Antioch College also has a history of peace activism, College Co-op Director Beth Bridgeman said in an interview this summer. And the period during World War II was no exception. When the U.S. government released all the Japanese-American citizens it had held in detention camps for several years during the international conflict, the college and its business affiliates sponsored many Japanese Americans as both students and employees in Yellow Springs. Later, Antioch developed a Japanese language department and a university exchange program, including co-op placements in Japan. Those co-ops continue today, according to Bridgeman, who recently established three co-op positions for students at the World Friendship Center in Hiroshima. One student has been there since March, and another is scheduled to start in October.

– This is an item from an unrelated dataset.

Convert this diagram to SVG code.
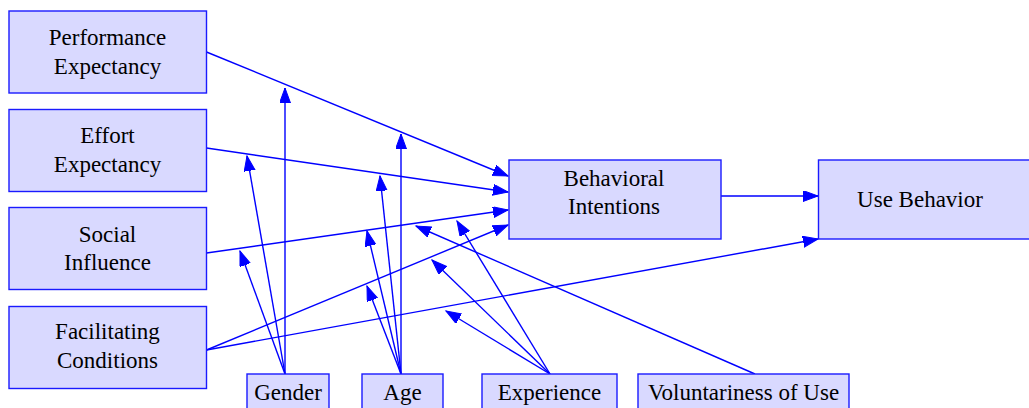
<svg xmlns="http://www.w3.org/2000/svg" width="1029" height="408" viewBox="0 0 1029 408">
<style>
.node rect{fill:#d9d9ff;stroke:#1a1aff;stroke-width:1.4}
.node text{font-family:Times,'Liberation Serif','Times New Roman',serif;font-size:23px;fill:#000;text-anchor:middle}
.edges path{fill:none;stroke:#0000ff;stroke-width:1.4;marker-end:url(#ah)}
</style>
<defs>
<marker id="ah" markerUnits="userSpaceOnUse" markerWidth="17" markerHeight="12" refX="15" refY="5.5" orient="auto">
<path d="M0,0 L15,5.5 L0,11 Z" fill="#0000ff" stroke="#0000ff" stroke-width="1"/>
</marker>
</defs>
<rect width="1029" height="408" fill="#fff"/>
<g class="edges">
<path d="M206.5,52 L508,176"/>
<path d="M206.5,148 L508,192"/>
<path d="M206.5,253 L508,210"/>
<path d="M206.5,350 L508,225"/>
<path d="M206.5,350 L818,239"/>
<path d="M721,196 L818,196"/>
<path d="M285,374 L285,88"/>
<path d="M285,374 L247,156"/>
<path d="M285,374 L240,251"/>
<path d="M401,374 L401,134"/>
<path d="M401,374 L380,176"/>
<path d="M401,374 L367,231"/>
<path d="M401,374 L367,286"/>
<path d="M550,374 L457,221"/>
<path d="M550,374 L432,260"/>
<path d="M550,374 L446,311"/>
<path d="M755,374 L416,226"/>
</g>
<g id="pe" class="node"><rect x="9" y="11" width="197.5" height="82"/><text x="107.5" y="45">Performance</text><text x="107.5" y="74">Expectancy</text></g>
<g id="ee" class="node"><rect x="9" y="109.5" width="197.5" height="82"/><text x="107.5" y="143">Effort</text><text x="107.5" y="172">Expectancy</text></g>
<g id="si" class="node"><rect x="9" y="207.5" width="197.5" height="82"/><text x="107.5" y="242">Social</text><text x="107.5" y="270">Influence</text></g>
<g id="fc" class="node"><rect x="9" y="306.5" width="197.5" height="82"/><text x="107.5" y="339">Facilitating</text><text x="107.5" y="368">Conditions</text></g>
<g id="bi" class="node"><rect x="509" y="160" width="212" height="79"/><text x="614" y="186">Behavioral</text><text x="614" y="214">Intentions</text></g>
<g id="ub" class="node"><rect x="818.5" y="160" width="212" height="79"/><text x="920" y="207">Use Behavior</text></g>
<g id="gender" class="node"><rect x="247" y="374" width="82" height="42"/><text x="288" y="400">Gender</text></g>
<g id="age" class="node"><rect x="362" y="374" width="81" height="42"/><text x="402.5" y="400">Age</text></g>
<g id="exp" class="node"><rect x="482" y="374" width="135" height="42"/><text x="549.5" y="400">Experience</text></g>
<g id="vol" class="node"><rect x="638" y="374" width="211" height="42"/><text x="743.5" y="400">Voluntariness of Use</text></g>
</svg>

The PRC is here as a resource as well, not only for peace activities but also research on human radiation. As horrifying as the events that provided the data were, Bridgeman said, the research has led to greater understanding of how to treat victims from subsequent nuclear disasters, such as the 1986 Chernobyl nuclear power plant explosion and the 2011 Fukushima power plant disaster caused by an earthquake.
Maus hopes the the PRC anniversary celebration will connect people who are interested in peace issues and remind both students and residents of their access to a rare collection of primary documents. She also hopes the event will stimulate discussion about ways to translate the intention of peace to effective action in today’s world through a process known as “principled activism.”
“By sharing this [post-war] history with conference participants we will create a greater understanding of a history of peace that is both local and global in scope,” Maus wrote in a conference grant application. “We desire to foster an interest in our archives so that this history may continue to be studied and communicated to a greater number of people for the purpose of creating a just and peaceful future.”